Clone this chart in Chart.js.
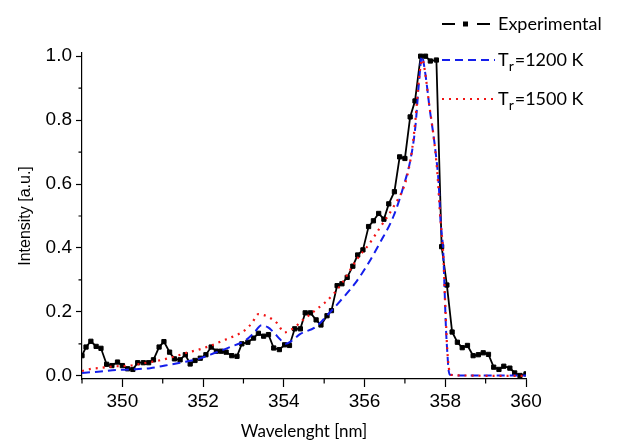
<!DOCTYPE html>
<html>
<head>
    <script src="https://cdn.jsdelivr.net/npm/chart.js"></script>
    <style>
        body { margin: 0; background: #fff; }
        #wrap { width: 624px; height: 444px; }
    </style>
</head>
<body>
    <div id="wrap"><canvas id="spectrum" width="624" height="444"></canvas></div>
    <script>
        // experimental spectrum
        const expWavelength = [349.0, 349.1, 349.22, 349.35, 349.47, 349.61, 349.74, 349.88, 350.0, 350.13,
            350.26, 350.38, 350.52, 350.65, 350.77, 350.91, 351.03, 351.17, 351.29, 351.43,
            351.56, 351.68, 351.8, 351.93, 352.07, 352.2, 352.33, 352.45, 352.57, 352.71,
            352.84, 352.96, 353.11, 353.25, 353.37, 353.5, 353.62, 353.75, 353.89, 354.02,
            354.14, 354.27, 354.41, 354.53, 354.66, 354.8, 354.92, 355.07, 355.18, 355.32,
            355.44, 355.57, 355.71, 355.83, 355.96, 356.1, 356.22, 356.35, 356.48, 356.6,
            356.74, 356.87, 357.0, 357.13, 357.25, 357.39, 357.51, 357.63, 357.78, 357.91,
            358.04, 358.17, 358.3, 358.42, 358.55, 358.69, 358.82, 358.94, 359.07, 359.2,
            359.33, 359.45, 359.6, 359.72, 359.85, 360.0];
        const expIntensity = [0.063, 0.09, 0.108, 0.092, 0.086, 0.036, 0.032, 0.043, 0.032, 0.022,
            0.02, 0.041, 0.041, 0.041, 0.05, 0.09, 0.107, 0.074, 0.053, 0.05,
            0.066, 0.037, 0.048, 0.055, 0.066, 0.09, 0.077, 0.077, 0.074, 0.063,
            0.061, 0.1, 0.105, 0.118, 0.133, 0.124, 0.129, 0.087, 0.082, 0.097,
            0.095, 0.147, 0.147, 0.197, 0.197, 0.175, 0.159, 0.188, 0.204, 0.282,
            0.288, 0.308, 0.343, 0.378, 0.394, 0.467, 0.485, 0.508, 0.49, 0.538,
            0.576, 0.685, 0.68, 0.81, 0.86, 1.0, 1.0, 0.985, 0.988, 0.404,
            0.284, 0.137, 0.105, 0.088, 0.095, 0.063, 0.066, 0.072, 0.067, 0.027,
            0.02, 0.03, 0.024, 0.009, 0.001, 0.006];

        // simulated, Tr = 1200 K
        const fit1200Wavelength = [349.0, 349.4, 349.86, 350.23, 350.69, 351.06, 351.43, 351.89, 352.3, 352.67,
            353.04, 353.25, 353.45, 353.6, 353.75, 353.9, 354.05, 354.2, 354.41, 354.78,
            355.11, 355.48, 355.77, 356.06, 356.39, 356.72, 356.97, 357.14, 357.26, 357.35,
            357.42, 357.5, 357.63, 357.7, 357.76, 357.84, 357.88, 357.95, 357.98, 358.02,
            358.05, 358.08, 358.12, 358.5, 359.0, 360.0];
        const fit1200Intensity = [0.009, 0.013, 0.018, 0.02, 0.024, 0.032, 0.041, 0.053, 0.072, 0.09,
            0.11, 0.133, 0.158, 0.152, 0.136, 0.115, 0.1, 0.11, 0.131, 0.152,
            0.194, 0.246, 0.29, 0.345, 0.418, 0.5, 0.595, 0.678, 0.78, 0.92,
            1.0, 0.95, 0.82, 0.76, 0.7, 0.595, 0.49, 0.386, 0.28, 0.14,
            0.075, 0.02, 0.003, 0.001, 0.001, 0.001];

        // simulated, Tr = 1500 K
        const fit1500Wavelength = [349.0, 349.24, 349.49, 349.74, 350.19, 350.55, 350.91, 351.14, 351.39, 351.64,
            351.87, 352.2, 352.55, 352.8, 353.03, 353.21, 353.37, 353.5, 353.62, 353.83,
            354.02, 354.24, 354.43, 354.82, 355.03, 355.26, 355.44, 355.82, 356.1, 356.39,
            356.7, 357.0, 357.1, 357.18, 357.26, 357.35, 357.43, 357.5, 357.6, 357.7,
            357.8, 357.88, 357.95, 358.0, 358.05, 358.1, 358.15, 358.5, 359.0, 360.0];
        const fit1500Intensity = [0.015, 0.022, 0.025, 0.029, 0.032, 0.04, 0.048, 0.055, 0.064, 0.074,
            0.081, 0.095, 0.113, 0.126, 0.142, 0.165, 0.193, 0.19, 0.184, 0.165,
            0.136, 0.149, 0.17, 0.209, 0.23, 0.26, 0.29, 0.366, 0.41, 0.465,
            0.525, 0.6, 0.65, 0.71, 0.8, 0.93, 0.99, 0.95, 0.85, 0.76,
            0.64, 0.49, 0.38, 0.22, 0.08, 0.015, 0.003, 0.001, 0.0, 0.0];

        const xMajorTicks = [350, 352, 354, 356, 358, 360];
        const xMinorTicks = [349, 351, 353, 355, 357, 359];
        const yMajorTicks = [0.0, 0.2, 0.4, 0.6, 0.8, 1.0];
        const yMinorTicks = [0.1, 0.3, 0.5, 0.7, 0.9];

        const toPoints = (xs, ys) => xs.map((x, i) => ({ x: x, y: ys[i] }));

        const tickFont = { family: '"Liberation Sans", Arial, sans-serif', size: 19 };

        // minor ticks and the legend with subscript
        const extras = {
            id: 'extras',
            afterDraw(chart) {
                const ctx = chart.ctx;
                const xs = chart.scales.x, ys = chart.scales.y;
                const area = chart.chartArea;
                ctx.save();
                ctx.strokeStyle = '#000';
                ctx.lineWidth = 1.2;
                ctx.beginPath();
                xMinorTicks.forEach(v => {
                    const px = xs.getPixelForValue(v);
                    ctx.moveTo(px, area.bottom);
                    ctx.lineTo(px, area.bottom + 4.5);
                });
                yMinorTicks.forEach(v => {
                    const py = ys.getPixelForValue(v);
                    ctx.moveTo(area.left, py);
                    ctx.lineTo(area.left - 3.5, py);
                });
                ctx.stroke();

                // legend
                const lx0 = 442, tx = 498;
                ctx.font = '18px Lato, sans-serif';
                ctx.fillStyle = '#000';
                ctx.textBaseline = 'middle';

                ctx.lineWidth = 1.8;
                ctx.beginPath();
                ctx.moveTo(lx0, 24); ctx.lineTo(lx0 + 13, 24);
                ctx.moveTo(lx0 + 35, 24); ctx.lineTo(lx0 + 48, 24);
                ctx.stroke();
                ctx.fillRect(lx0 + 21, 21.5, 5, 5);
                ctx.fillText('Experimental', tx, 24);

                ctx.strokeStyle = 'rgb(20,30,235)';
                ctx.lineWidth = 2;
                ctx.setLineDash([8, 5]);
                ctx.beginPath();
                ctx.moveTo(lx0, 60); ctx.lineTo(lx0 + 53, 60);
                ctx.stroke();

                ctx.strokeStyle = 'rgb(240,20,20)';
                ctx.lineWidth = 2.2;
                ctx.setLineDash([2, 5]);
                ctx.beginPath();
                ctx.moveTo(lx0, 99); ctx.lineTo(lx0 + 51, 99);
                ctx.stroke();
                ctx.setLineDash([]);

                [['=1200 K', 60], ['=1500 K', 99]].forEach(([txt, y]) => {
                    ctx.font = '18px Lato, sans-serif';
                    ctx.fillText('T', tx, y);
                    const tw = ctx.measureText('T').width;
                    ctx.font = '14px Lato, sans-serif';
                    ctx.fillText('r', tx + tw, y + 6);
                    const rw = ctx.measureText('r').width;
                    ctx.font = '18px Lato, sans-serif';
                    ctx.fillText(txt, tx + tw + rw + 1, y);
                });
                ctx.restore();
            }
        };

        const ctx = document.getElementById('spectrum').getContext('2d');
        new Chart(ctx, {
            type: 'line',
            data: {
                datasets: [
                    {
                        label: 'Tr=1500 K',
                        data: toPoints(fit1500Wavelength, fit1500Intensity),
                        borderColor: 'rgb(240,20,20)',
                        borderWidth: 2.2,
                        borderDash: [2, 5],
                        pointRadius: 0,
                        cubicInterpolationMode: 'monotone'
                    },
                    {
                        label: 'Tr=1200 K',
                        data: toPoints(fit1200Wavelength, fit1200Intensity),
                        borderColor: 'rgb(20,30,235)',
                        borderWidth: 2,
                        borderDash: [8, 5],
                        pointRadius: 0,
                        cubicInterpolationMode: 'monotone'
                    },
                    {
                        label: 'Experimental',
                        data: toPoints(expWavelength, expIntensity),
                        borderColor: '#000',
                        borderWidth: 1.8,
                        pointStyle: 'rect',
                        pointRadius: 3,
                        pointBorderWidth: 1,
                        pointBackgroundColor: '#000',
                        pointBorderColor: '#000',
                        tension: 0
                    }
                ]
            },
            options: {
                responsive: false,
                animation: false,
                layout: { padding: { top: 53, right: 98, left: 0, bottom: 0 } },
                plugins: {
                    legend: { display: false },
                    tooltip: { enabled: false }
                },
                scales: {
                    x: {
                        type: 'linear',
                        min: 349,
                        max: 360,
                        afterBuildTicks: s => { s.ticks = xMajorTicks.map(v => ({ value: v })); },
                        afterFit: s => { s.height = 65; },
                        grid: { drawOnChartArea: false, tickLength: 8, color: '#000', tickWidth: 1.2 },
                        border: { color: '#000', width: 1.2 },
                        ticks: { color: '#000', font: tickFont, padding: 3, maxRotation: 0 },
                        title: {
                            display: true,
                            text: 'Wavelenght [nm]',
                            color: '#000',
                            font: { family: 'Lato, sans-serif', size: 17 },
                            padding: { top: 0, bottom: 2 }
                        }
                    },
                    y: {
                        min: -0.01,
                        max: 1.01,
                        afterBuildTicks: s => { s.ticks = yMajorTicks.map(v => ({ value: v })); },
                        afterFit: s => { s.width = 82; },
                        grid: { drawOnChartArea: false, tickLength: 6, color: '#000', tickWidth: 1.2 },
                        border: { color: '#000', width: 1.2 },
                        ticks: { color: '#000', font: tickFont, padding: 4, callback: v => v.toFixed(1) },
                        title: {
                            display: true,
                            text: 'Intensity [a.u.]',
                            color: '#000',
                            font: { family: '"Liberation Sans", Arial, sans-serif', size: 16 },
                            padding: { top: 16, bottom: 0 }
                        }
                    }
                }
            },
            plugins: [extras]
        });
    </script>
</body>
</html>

============

Task details: Return only the lines running from the top of the data to the line that holds "0.02, 0.03, 0.024, 0.009, 0.001, 0.006];". Include both of those lines, but skip the pictures.

Solved problem:
Clone this chart in Chart.js.
<!DOCTYPE html>
<html>
<head>
    <script src="https://cdn.jsdelivr.net/npm/chart.js"></script>
    <style>
        body { margin: 0; background: #fff; }
        #wrap { width: 624px; height: 444px; }
    </style>
</head>
<body>
    <div id="wrap"><canvas id="spectrum" width="624" height="444"></canvas></div>
    <script>
        // experimental spectrum
        const expWavelength = [349.0, 349.1, 349.22, 349.35, 349.47, 349.61, 349.74, 349.88, 350.0, 350.13,
            350.26, 350.38, 350.52, 350.65, 350.77, 350.91, 351.03, 351.17, 351.29, 351.43,
            351.56, 351.68, 351.8, 351.93, 352.07, 352.2, 352.33, 352.45, 352.57, 352.71,
            352.84, 352.96, 353.11, 353.25, 353.37, 353.5, 353.62, 353.75, 353.89, 354.02,
            354.14, 354.27, 354.41, 354.53, 354.66, 354.8, 354.92, 355.07, 355.18, 355.32,
            355.44, 355.57, 355.71, 355.83, 355.96, 356.1, 356.22, 356.35, 356.48, 356.6,
            356.74, 356.87, 357.0, 357.13, 357.25, 357.39, 357.51, 357.63, 357.78, 357.91,
            358.04, 358.17, 358.3, 358.42, 358.55, 358.69, 358.82, 358.94, 359.07, 359.2,
            359.33, 359.45, 359.6, 359.72, 359.85, 360.0];
        const expIntensity = [0.063, 0.09, 0.108, 0.092, 0.086, 0.036, 0.032, 0.043, 0.032, 0.022,
            0.02, 0.041, 0.041, 0.041, 0.05, 0.09, 0.107, 0.074, 0.053, 0.05,
            0.066, 0.037, 0.048, 0.055, 0.066, 0.09, 0.077, 0.077, 0.074, 0.063,
            0.061, 0.1, 0.105, 0.118, 0.133, 0.124, 0.129, 0.087, 0.082, 0.097,
            0.095, 0.147, 0.147, 0.197, 0.197, 0.175, 0.159, 0.188, 0.204, 0.282,
            0.288, 0.308, 0.343, 0.378, 0.394, 0.467, 0.485, 0.508, 0.49, 0.538,
            0.576, 0.685, 0.68, 0.81, 0.86, 1.0, 1.0, 0.985, 0.988, 0.404,
            0.284, 0.137, 0.105, 0.088, 0.095, 0.063, 0.066, 0.072, 0.067, 0.027,
            0.02, 0.03, 0.024, 0.009, 0.001, 0.006];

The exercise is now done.